Speculating on change of guard in China

If all goes according to plan, Jiang Zemin, leader of China for the past decade, will step down at the end of the Chinese Communist Party congress in November. His expected succesor, Hu Jintao, is a very different man. But speculation is rife that Mr. Jiang will try to hang on to at leastsome of the positions he now holds.

Jiang must decide whether to become the Leonid Brezhnev of China or its George Washington, suggests Cheng Li, a Hamilton College professor and author of "China's Leaders: The New Generation."

While opinion among China watchers is divided, they all cite a complete lack of leaks, so far, from Jiang's inner circle. Mr. Li and other experts agree that Jiang is more likely to step down completely – like a George Washington, setting a precedent for his successors – than to cling to power for the rest of his natural life, as Brezhnev did.

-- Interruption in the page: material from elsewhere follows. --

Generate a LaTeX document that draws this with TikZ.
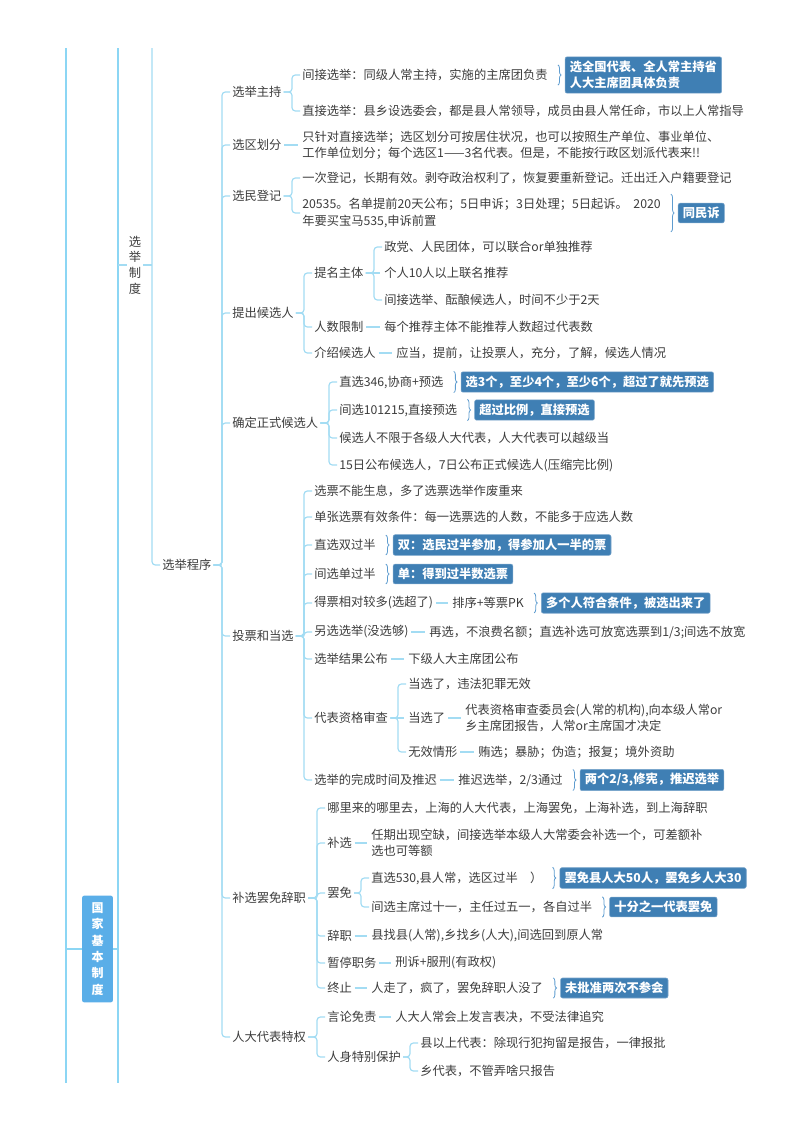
\documentclass[tikz,border=0pt]{standalone}
\usepackage{fontspec}
\setmainfont{Noto Sans CJK SC}
\usetikzlibrary{positioning,calc,decorations.pathreplacing}
\definecolor{trait}{HTML}{A3DCF3}
\definecolor{traitfort}{HTML}{8CD6F4}
\definecolor{encre}{HTML}{3C3C3C}
\definecolor{bleubox}{HTML}{3F7FB4}
\definecolor{bleuracine}{HTML}{5AAEE8}
\definecolor{bleuacc}{HTML}{5E9CCF}
\tikzstyle{feuille} = [anchor=west, inner xsep=1.5pt, inner ysep=0.75pt, text=encre, font=\fontsize{9.2}{12.2}\selectfont, align=left]
\tikzstyle{encadre} = [rectangle, rounded corners=1.5pt, fill=bleubox, draw=bleubox!70!white, line width=0.4pt, text=white, font=\fontsize{9.2}{12.4}\selectfont\bfseries, inner xsep=3.5pt, inner ysep=3pt, align=left]
\tikzstyle{boiteracine} = [rectangle, rounded corners=1.5pt, fill=bleuracine, text=white, font=\fontsize{9}{12.3}\selectfont\bfseries, minimum width=23pt, minimum height=80pt, align=center, inner sep=0pt]
\tikzstyle{lien} = [draw=trait, line width=0.9pt, rounded corners=2.5pt]
\tikzstyle{tronc} = [draw=traitfort, line width=1.5pt]
\tikzstyle{accolade} = [draw=bleuacc, line width=0.6pt, decorate, decoration={brace, amplitude=2.4pt}]
\newcommand{\branches}[2]{\foreach \enfant in {#2} {\draw[lien] (#1.east) -- ($(\enfant.west |- #1.east)+(-8,0)$) |- (\enfant.west);}}
\newcommand{\tiret}[2]{\draw[lien, shorten <=0.5pt, shorten >=1.5pt] (#1.east) -- (#2.west);}
\newcommand{\bulle}[3]{%
  \node (#2) [encadre, right=11.25pt of #1] {#3};
  \draw[accolade] ($(#1.north east)+(8,-3)$) -- ($(#1.south east)+(8,3)$);}

\begin{document}
\begin{tikzpicture}[x=0.75pt, y=-0.75pt]

        \useasboundingbox (0,0) rectangle (800,1132);

        \coordinate (atop) at (66,48);
        \coordinate (abot) at (66,1083);
        \coordinate (btop) at (118,48);
        \coordinate (bbot) at (118,1083);
        \coordinate (ctop) at (152,48);
        \coordinate (aroot) at (66,949);
        \coordinate (broot) at (118,949);
        \coordinate (bzhidu) at (118,265);
        \coordinate (czhidu) at (152,265);

        \draw[tronc] (atop) -- (abot);
        \draw[tronc] (btop) -- (bbot);

        \node (jiben) [boiteracine] at (97.5,949) {国\\家\\基\\本\\制\\度};
        \node (zhidu) [feuille, anchor=center, align=center, font=\fontsize{9.2}{11.8}\selectfont] at (135,265) {选\\举\\制\\度};
        \node (chengxu) [feuille] at (160,565) {选举程序};

        \draw[tronc] (aroot) -- (jiben);
        \draw[tronc] (jiben) -- (broot);
        \draw[lien] (bzhidu) -- (zhidu);
        \draw[lien] (zhidu) -- (czhidu);
        \draw[lien] (ctop) |- (chengxu.west);

        \node (zhuchi) [feuille] at (230,92) {选举主持};
        \node (huafen) [feuille] at (230,145) {选区划分};
        \node (dengji) [feuille] at (230,196) {选民登记};
        \node (tichu) [feuille] at (230,313) {提出候选人};
        \node (queding) [feuille] at (230,423) {确定正式候选人};
        \node (toupiao) [feuille] at (230,636) {投票和当选};
        \node (buxuan) [feuille] at (230,898) {补选罢免辞职};
        \node (tequan) [feuille] at (230,1037) {人大代表特权};

        \node (zhuchia) [feuille] at (300,75) {间接选举：同级人常主持，实施的主席团负责};
        \node (zhuchib) [feuille] at (300,111) {直接选举：县乡设选委会，都是县人常领导，成员由县人常任命，市以上人常指导};
        \node (huafena) [feuille] at (300,145) {只针对直接选举；选区划分可按居住状况，也可以按照生产单位、事业单位、\\工作单位划分；每个选区1——3名代表。但是，不能按行政区划派代表来!!};
        \node (dengjia) [feuille] at (300,178) {一次登记，长期有效。剥夺政治权利了，恢复要重新登记。迁出迁入户籍要登记};
        \node (dengjib) [feuille] at (300,213) {20535。名单提前20天公布；5日申诉；3日处理；5日起诉。\ \ 2020\\年要买宝马535,申诉前置};

        \node (timing) [feuille] at (312,273) {提名主体};
        \node (renshu) [feuille] at (312,327) {人数限制};
        \node (jieshao) [feuille] at (312,353) {介绍候选人};
        \node (timinga) [feuille] at (382,247) {政党、人民团体，可以联合or单独推荐};
        \node (timingb) [feuille] at (382,273) {个人10人以上联名推荐};
        \node (timingc) [feuille] at (382,300) {间接选举、酝酿候选人，时间不少于2天};
        \node (renshua) [feuille] at (382,327) {每个推荐主体不能推荐人数超过代表数};
        \node (jieshaoa) [feuille] at (394,353) {应当，提前，让投票人，充分，了解，候选人情况};

        \node (zhixuan) [feuille] at (337,382) {直选346,协商+预选};
        \node (jianxuan) [feuille] at (337,410) {间选101215,直接预选};
        \node (buxian) [feuille] at (337,438) {候选人不限于各级人大代表，人大代表可以越级当};
        \node (gongbu) [feuille] at (337,465) {15日公布候选人，7日公布正式候选人(压缩完比例)};

        \node (xuanpiao) [feuille] at (312,491) {选票不能生息，多了选票选举作废重来};
        \node (danzhang) [feuille] at (312,517) {单张选票有效条件：每一选票选的人数，不能多于应选人数};
        \node (shuangguo) [feuille] at (312,545) {直选双过半};
        \node (danguo) [feuille] at (312,574) {间选单过半};
        \node (jiaoduo) [feuille] at (312,603) {得票相对较多(选超了)};
        \node (lingxuan) [feuille] at (312,632) {另选选举(没选够)};
        \node (jieguo) [feuille] at (312,659) {选举结果公布};
        \node (shencha) [feuille] at (312,718) {代表资格审查};
        \node (tuichi) [feuille] at (312,780) {选举的完成时间及推迟};
        \node (jiaoduoa) [feuille] at (450,603) {排序+等票PK};
        \node (lingxuana) [feuille] at (427,632) {再选，不浪费名额；直选补选可放宽选票到1/3;间选不放宽};
        \node (jieguoa) [feuille] at (406,659) {下级人大主席团公布};
        \node (shenchaa) [feuille] at (406,684) {当选了，违法犯罪无效};
        \node (shenchab) [feuille] at (406,718) {当选了};
        \node (shenchac) [feuille] at (406,752) {无效情形};
        \node (shenchaba) [feuille] at (463,718) {代表资格审查委员会(人常的机构),向本级人常or\\乡主席团报告，人常or主席国才决定};
        \node (shenchaca) [feuille] at (476,752) {贿选；暴胁；伪造；报复；境外资助};
        \node (tuichia) [feuille] at (456,780) {推迟选举，2/3通过};

        \node (nali) [feuille] at (325,808) {哪里来的哪里去，上海的人大代表，上海罢免，上海补选，到上海辞职};
        \node (bu) [feuille] at (325,843) {补选};
        \node (bamian) [feuille] at (325,893) {罢免};
        \node (cizhi) [feuille] at (325,936) {辞职};
        \node (zanting) [feuille] at (325,963) {暂停职务};
        \node (zhongzhi) [feuille] at (325,988) {终止};
        \node (bua) [feuille] at (369,843) {任期出现空缺，间接选举本级人大常委会补选一个，可差额补\\选也可等额};
        \node (bamiana) [feuille] at (369,878) {直选530,县人常，选区过半\quad）};
        \node (bamianb) [feuille] at (369,907) {间选主席过十一，主任过五一，各自过半};
        \node (cizhia) [feuille] at (369,936) {县找县(人常),乡找乡(人大),间选回到原人常};
        \node (zantinga) [feuille] at (393,963) {刑诉+服刑(有政权)};
        \node (zhongzhia) [feuille] at (369,988) {人走了，疯了，罢免辞职人没了};

        \node (yanlun) [feuille] at (325,1017) {言论免责};
        \node (baohu) [feuille] at (325,1057) {人身特别保护};
        \node (yanluna) [feuille] at (393,1017) {人大人常会上发言表决，不受法律追究};
        \node (baohua) [feuille] at (418,1043) {县以上代表：除现行犯拘留是报告，一律报批};
        \node (baohub) [feuille] at (418,1071) {乡代表，不管弄啥只报告};

        \branches{chengxu}{zhuchi, huafen, dengji, tichu, queding, toupiao, buxuan, tequan}
        \branches{zhuchi}{zhuchia, zhuchib}
        \tiret{huafen}{huafena}
        \branches{dengji}{dengjia, dengjib}
        \branches{tichu}{timing, renshu, jieshao}
        \branches{timing}{timinga, timingc}
        \tiret{timing}{timingb}
        \tiret{renshu}{renshua}
        \tiret{jieshao}{jieshaoa}
        \branches{queding}{zhixuan, jianxuan, buxian, gongbu}
        \branches{toupiao}{xuanpiao, danzhang, shuangguo, danguo, jiaoduo, lingxuan, jieguo, shencha, tuichi}
        \tiret{jiaoduo}{jiaoduoa}
        \tiret{lingxuan}{lingxuana}
        \tiret{jieguo}{jieguoa}
        \branches{shencha}{shenchaa, shenchac}
        \tiret{shencha}{shenchab}
        \tiret{shenchab}{shenchaba}
        \tiret{shenchac}{shenchaca}
        \tiret{tuichi}{tuichia}
        \branches{buxuan}{nali, bu, bamian, cizhi, zanting, zhongzhi}
        \tiret{bu}{bua}
        \branches{bamian}{bamiana, bamianb}
        \tiret{cizhi}{cizhia}
        \tiret{zanting}{zantinga}
        \tiret{zhongzhi}{zhongzhia}
        \branches{tequan}{yanlun, baohu}
        \tiret{yanlun}{yanluna}
        \branches{baohu}{baohua, baohub}

        \bulle{zhuchia}{quanguo}{选全国代表、全人常主持省\\人大主席团具体负责}
        \bulle{dengjib}{tongmin}{同民诉}
        \bulle{zhixuan}{xuansan}{选3个，至少4个，至少6个，超过了就先预选}
        \bulle{jianxuan}{chaoguo}{超过比例，直接预选}
        \bulle{shuangguo}{shuang}{双：选民过半参加，得参加人一半的票}
        \bulle{danguo}{dan}{单：得到过半数选票}
        \bulle{jiaoduoa}{duoge}{多个人符合条件，被选出来了}
        \bulle{tuichia}{liangge}{两个2/3,修宪，推迟选举}
        \bulle{bamiana}{xianren}{罢免县人大50人，罢免乡人大30}
        \bulle{bamianb}{shifen}{十分之一代表罢免}
        \bulle{zhongzhia}{weipi}{未批准两次不参会}

    \end{tikzpicture}
\end{document}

In Moscow, Brezhnev managed to topple the reforming but erratic Khrushchev in 1964, and then presided for 17 years over the decline of the Soviet Union.

In China, Deng Xiaoping took a very different path. Having experienced the 10-year chaos of the so-called Great Proletarian Cultural Revolution initiated by Mao Zedong, Mr. Deng was determined not only to revive China's economy but to create enduring institutions that would ensure an orderly line of succession. To this end, not only did he never formally assume the leadership of the state or of the party, but he progressively shed himself of the key positions he did occupy, so that when he died in 1997 he was only the president of China's Bridge Association – the game, not the structure.

Jiang, who had been Communist party leader in Shanghai, was handpicked by Deng in the wake of the Tiananmen crackdown of 1989 to take over as secretary general of the Chinese Communist Party. He also was awarded other key posts – notably the chairmanship of the powerful Central Military Commission.

There is speculation that he may try to hang on to this particular position, because his mentor, Deng, did the same for a number of years after giving up other state and party posts.

But Jiang is no Deng Xiaoping. Deng retained nationwide prestige whatever his formal title. Jiang took all the formal positions he could assume, from being the Politburo's No. 1 to the nation's president.

However, Jiang has real achievements to his credit. While taking a hard line on crushing protests of all kinds, from political dissidents to the religious Falun Gong, he has continued and expanded Deng's policy of economic openness. China today is vastly more prosperous than when Jiang took over. It has a burgeoning middle class that has acquired an interest in maintaining economic and political stability. Jiang has also raised China's international profile, and assiduously tended relations with the US, so that Washington will probably be sorry to see him leave.

His likely successor, Mr. Hu, has been groomed for leadership since 1992, when Deng promoted him into the Politburo. But Hu has been so careful to avoid being seen as a potential challenger to Jiang, that his own position on a host of issues whether political or economic is one of China's best-kept secrets. Nevertheless, there are differences in background between Jiang and Hu that may be telling.

Jiang's power base is Shanghai, the New York of China, rich, sophisticated, internationally connected. And his network is strongest in the rich coastal provinces where development has been rapid. But Hu, who came up through the ranks of the Communist Youth League, has worked in China's poorest inland provinces – Gansu, Guizhou, and Tibet, where development lags and resentment over the disparity with Shanghai, Canton, Tianjin and other coastal regions grows. And Hu's likely prime minister, Wen Jiabao, has a similar background and similar concerns.

Despite Hu's silence so far, a Hu-centered leadership would raise the question of whether major shifts are in the offing to create a more equal balance between rich cities where conspicuous consumption flourishes and villages that remain desperately poor. While no China-watcher will speculate that far, there is expectancy in the air as a new generation of leaders prepares to take over.

• Takashi Oka is a former Monitor correspondent in Beijing and Moscow.